CAM: The Mexican film industry is more of an indie industry. There are also less female filmmakers but there are less filmmakers period, so the ratio in Mexico is actually way better than it is here, in my immediate experience. I know a lot of female directors in Mexico. The discussion around female directors in Hollywood comes exactly in the jump between festival filmmaking and studio filmmaking. The gap is everywhere, but it widens deeper when you get into big-budget films. In Mexico it’s a little easier because the stakes are lower, and that’s what’s scary—that when the stakes get higher the confidence is put on a man, simply for the fact that he is a man.

I haven’t come up against that yet. I grew up in a family and surrounded by people that never put that in my head, like that Sarah Silverman joke, “Never tell your daughter she can grow up to be whatever she wants, because if you don’t tell her it would never occur to her that she may not be able to do whatever she wants.” That’s exactly my point. No one ever told me, “Don’t worry! Being a woman will never hold you back,” so I never thought about it.
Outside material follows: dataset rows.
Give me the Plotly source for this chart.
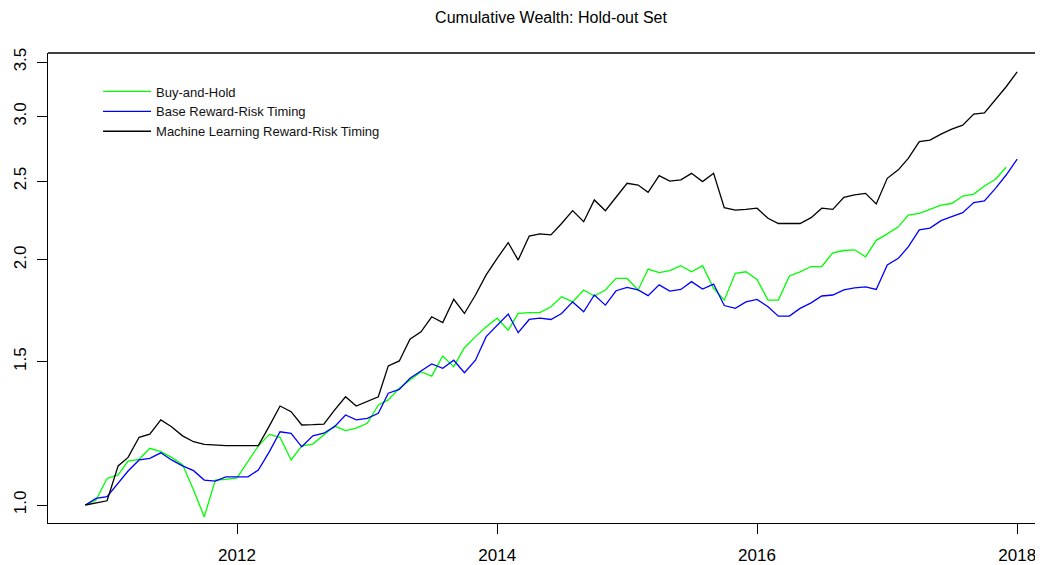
import pandas as pd
import plotly.graph_objects as go

# ---- data (monthly, Nov 2010 .. Jan 2018) ----
dates = pd.date_range("2010-11-01", periods=87, freq="MS")

buy_and_hold = [
    1.000, 1.014, 1.078, 1.089, 1.132, 1.138, 1.174, 1.163, 1.144, 1.121, 1.043, 0.967, 1.073,
    1.075, 1.080, 1.130, 1.182, 1.221, 1.211, 1.136, 1.182, 1.188, 1.219, 1.250, 1.234,
    1.243, 1.260, 1.327, 1.346, 1.391, 1.424, 1.458, 1.440, 1.524, 1.479, 1.560,
    1.610, 1.656, 1.696, 1.640, 1.719, 1.723, 1.723, 1.752, 1.802, 1.776, 1.837, 1.806,
    1.837, 1.898, 1.898, 1.837, 1.949, 1.929, 1.940, 1.968, 1.934, 1.968, 1.846, 1.785,
    1.926, 1.934, 1.893, 1.785, 1.785, 1.911, 1.934, 1.963, 1.963, 2.041, 2.054, 2.058,
    2.018, 2.114, 2.153, 2.196, 2.271, 2.281, 2.307, 2.335, 2.346, 2.396, 2.409, 2.465,
    2.513, 2.599,
]

base_timing = [
    1.000, 1.019, 1.024, 1.063, 1.101, 1.136, 1.141, 1.159, 1.136, 1.117, 1.102, 1.073, 1.070,
    1.083, 1.083, 1.083, 1.104, 1.163, 1.230, 1.225, 1.179, 1.216, 1.225, 1.248, 1.290,
    1.272, 1.278, 1.296, 1.372, 1.387, 1.431, 1.462, 1.490, 1.472, 1.506, 1.454,
    1.506, 1.610, 1.664, 1.716, 1.628, 1.690, 1.696, 1.690, 1.719, 1.776, 1.727, 1.811,
    1.760, 1.833, 1.851, 1.837, 1.808, 1.864, 1.831, 1.840, 1.881, 1.842, 1.868, 1.758,
    1.744, 1.776, 1.789, 1.752, 1.706, 1.706, 1.744, 1.771, 1.806, 1.811, 1.837, 1.848,
    1.853, 1.840, 1.972, 2.009, 2.075, 2.178, 2.188, 2.235, 2.260, 2.286, 2.352, 2.364,
    2.449, 2.543, 2.659,
]

ml_timing = [
    1.000, 1.005, 1.012, 1.117, 1.144, 1.211, 1.222, 1.272, 1.248, 1.216, 1.196, 1.187, 1.184,
    1.183, 1.183, 1.183, 1.183, 1.251, 1.323, 1.302, 1.254, 1.255, 1.257, 1.308, 1.358,
    1.323, 1.339, 1.358, 1.482, 1.503, 1.598, 1.632, 1.703, 1.675, 1.789, 1.719,
    1.811, 1.917, 2.009, 2.100, 1.999, 2.140, 2.153, 2.147, 2.217, 2.299, 2.228, 2.370,
    2.299, 2.392, 2.484, 2.472, 2.421, 2.538, 2.500, 2.508, 2.555, 2.496, 2.555, 2.319,
    2.303, 2.307, 2.315, 2.250, 2.217, 2.217, 2.217, 2.254, 2.315, 2.307, 2.387, 2.404,
    2.414, 2.343, 2.519, 2.580, 2.666, 2.794, 2.807, 2.855, 2.896, 2.928, 3.021, 3.031,
    3.150, 3.264, 3.404,
]

series_names = ["Buy-and-Hold", "Base Reward-Risk Timing", "Machine Learning Reward-Risk Timing"]
series_colors = ["#00ff00", "#0000ff", "#000000"]

x_tick_vals = ["2012-01-01", "2014-01-01", "2016-01-01", "2018-01-01"]
x_tick_text = ["2012", "2014", "2016", "2018"]
y_tick_vals = [1.0, 1.5, 2.0, 2.5, 3.0, 3.5]
y_tick_text = ["1.0", "1.5", "2.0", "2.5", "3.0", "3.5"]

FONT = "Arial, Liberation Sans, sans-serif"

fig = go.Figure()
for name, vals, col in zip(series_names, [buy_and_hold, base_timing, ml_timing], series_colors):
    fig.add_trace(go.Scatter(
        x=dates[:len(vals)], y=vals, mode="lines", name=name,
        line=dict(color=col, width=1.3),
    ))

# the page body adds an 8px offset; margins compensate for it
fig.update_layout(
    width=1043, height=565,
    margin=dict(l=40, r=0, t=45, b=50, autoexpand=False),
    paper_bgcolor="white", plot_bgcolor="white",
    font=dict(family=FONT, color="black"),
    title=dict(text="Cumulative Wealth: Hold-out Set", x=543 / 1043, xref="container",
               xanchor="center", y=1 - 9 / 565, yref="container", yanchor="middle",
               font=dict(size=16, family=FONT, color="black")),
    showlegend=True,
    legend=dict(x=0.0499, y=0.950, xanchor="left", yanchor="top",
                bgcolor="rgba(0,0,0,0)", borderwidth=0,
                font=dict(size=13, family=FONT, color="#111111"),
                itemwidth=48, tracegroupgap=0),
    xaxis=dict(type="date", range=["2010-07-19", "2018-04-06"],
               tickvals=x_tick_vals, ticktext=x_tick_text, automargin=False,
               showgrid=False, zeroline=False, showline=True, linecolor="black",
               linewidth=1.3, ticks="outside", ticklen=10, tickwidth=1.3,
               tickcolor="black", ticklabelstandoff=6,
               tickfont=dict(size=17, family=FONT, color="black")),
    yaxis=dict(type="log", range=[-0.02211, 0.5552], automargin=False,
               tickvals=y_tick_vals, ticktext=y_tick_text, tickangle=-90,
               showgrid=False, zeroline=False, showline=True, linecolor="black",
               linewidth=1.3, ticks="outside", ticklen=10, tickwidth=1.3,
               tickcolor="black", ticklabelstandoff=4,
               tickfont=dict(size=17, family=FONT, color="black")),
    shapes=[dict(type="line", xref="paper", yref="paper", x0=0, x1=1, y0=1, y1=1,
                 line=dict(color="black", width=1.3))],
)

fig.write_html("out.html")
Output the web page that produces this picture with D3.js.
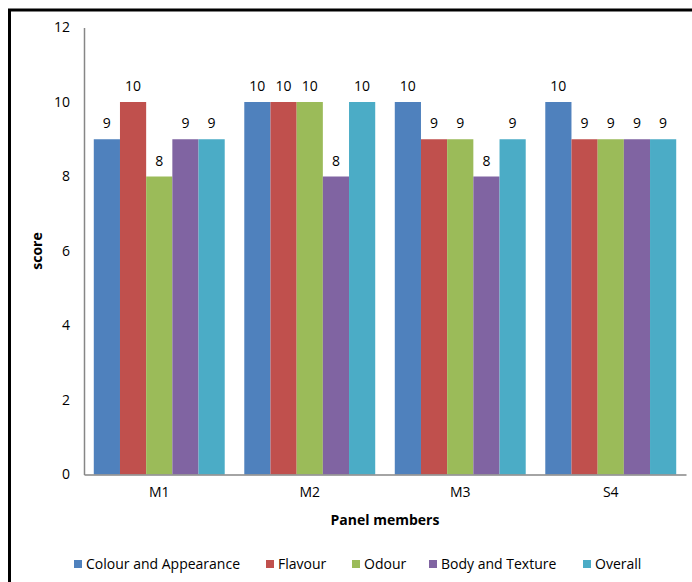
<!DOCTYPE html>
<html>
<head>
<meta charset="utf-8">
<script src="https://cdn.jsdelivr.net/npm/d3@7"></script>
<style>
  html, body { margin: 0; padding: 0; background: #fff; }
  svg { display: block; }
  text { font-family: "Open Sans", "Noto Sans", sans-serif; fill: #000; }
</style>
</head>
<body>
<svg id="chart" width="692" height="582"></svg>
<script>
// Sensory scores given by each panel member
const members = ["M1", "M2", "M3", "S4"];
const attributes = ["Colour and Appearance", "Flavour", "Odour", "Body and Texture", "Overall"];
const colourAppearance = [9, 10, 10, 10];
const flavour = [10, 10, 9, 9];
const odour = [8, 10, 9, 9];
const bodyTexture = [9, 8, 8, 9];
const overall = [9, 10, 9, 9];
const yTicks = [0, 2, 4, 6, 8, 10, 12];
const colours = ["#4F81BD", "#C0504D", "#9BBB59", "#8064A2", "#4BACC6"];

const seriesValues = [colourAppearance, flavour, odour, bodyTexture, overall];

const svg = d3.select("#chart");

// frame (left and top edges)
svg.append("path")
  .attr("d", "M9.5,582 V10 H692")
  .attr("fill", "none")
  .attr("stroke", "#000")
  .attr("stroke-width", 3);

const x0 = d3.scaleBand().domain(members).range([84, 686]).paddingInner(0.13).paddingOuter(0.065);
const x1 = d3.scaleBand().domain(attributes).range([0, x0.bandwidth()]);
const y = d3.scaleLinear().domain([0, 12]).range([474.5, 27.5]);

// y axis
const yAxis = svg.append("g").attr("transform", "translate(84,0)")
  .call(d3.axisLeft(y).tickValues(yTicks).tickSize(0).tickPadding(14));
yAxis.select(".domain").attr("stroke", "#868686").attr("stroke-width", 1.5);
yAxis.selectAll("text").attr("font-size", 14).attr("font-family", "Open Sans, sans-serif");

// bars
const groups = svg.append("g").selectAll("g")
  .data(members)
  .join("g")
  .attr("transform", d => `translate(${x0(d)},0)`);

groups.selectAll("rect")
  .data((m, i) => attributes.map((a, j) => ({ attr: a, value: seriesValues[j][i], colour: colours[j] })))
  .join("rect")
  .attr("x", d => x1(d.attr))
  .attr("width", x1.bandwidth())
  .attr("y", d => y(d.value))
  .attr("height", d => y(0) - y(d.value))
  .attr("fill", d => d.colour);

groups.selectAll("text.value")
  .data((m, i) => attributes.map((a, j) => ({ attr: a, value: seriesValues[j][i] })))
  .join("text")
  .attr("class", "value")
  .attr("x", d => x1(d.attr) + x1.bandwidth() / 2)
  .attr("y", d => y(d.value) - 11)
  .attr("text-anchor", "middle")
  .attr("font-size", 14)
  .text(d => d.value);

// x axis
const xAxis = svg.append("g").attr("transform", `translate(0,${y(0)})`)
  .call(d3.axisBottom(x0).tickSize(0).tickPadding(13));
xAxis.select(".domain").attr("stroke", "#868686").attr("stroke-width", 1.5);
xAxis.selectAll("text").attr("font-size", 14).attr("font-family", "Open Sans, sans-serif");

// axis titles
svg.append("text")
  .attr("x", 385).attr("y", 525)
  .attr("text-anchor", "middle")
  .attr("font-size", 14).attr("font-weight", "bold")
  .text("Panel members");

svg.append("text")
  .attr("transform", "translate(42,251) rotate(-90)")
  .attr("text-anchor", "middle")
  .attr("font-size", 14).attr("font-weight", "bold")
  .text("score");

// legend
const legendX = [74, 266, 352, 429, 583];
const legend = svg.append("g").selectAll("g")
  .data(attributes)
  .join("g")
  .attr("transform", (d, i) => `translate(${legendX[i]},560)`);
legend.append("rect").attr("width", 8).attr("height", 8).attr("fill", (d, i) => colours[i]);
legend.append("text").attr("x", 12).attr("y", 9).attr("font-size", 14).text(d => d);
</script>
</body>
</html>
When I’m surrounded by strong-willed women and feminist women who heard that all their lives, every time we come up against a wall they say, “It’s because you are girl!” I say, “Is it? Maybe?” I don’t consciously notice it, but I don’t feel like I have had that experience in a clear way, being blocked because of who I am. However, there is also a responsibility if you get the opportunities to do your best, be responsible, carry them through, and be an example of a woman that can be trusted with this very crazy responsibility that is making a movie.

The protagonists in both of my films are women, but no one ever said Reservoir Dogs was a very “male movie.” People write about what they write, and because I happen to be a women there are a lot of women in my films. Maybe that’s why. A lot of men write only about men and it’s never an issue. It’s not a conscious thing: “I’m going to write empowered women and I’m going to put them at the center of my film.” I just do. MM

Everybody Loves Somebody opened in theaters February 17, 2017, courtesy of Pantelion Films.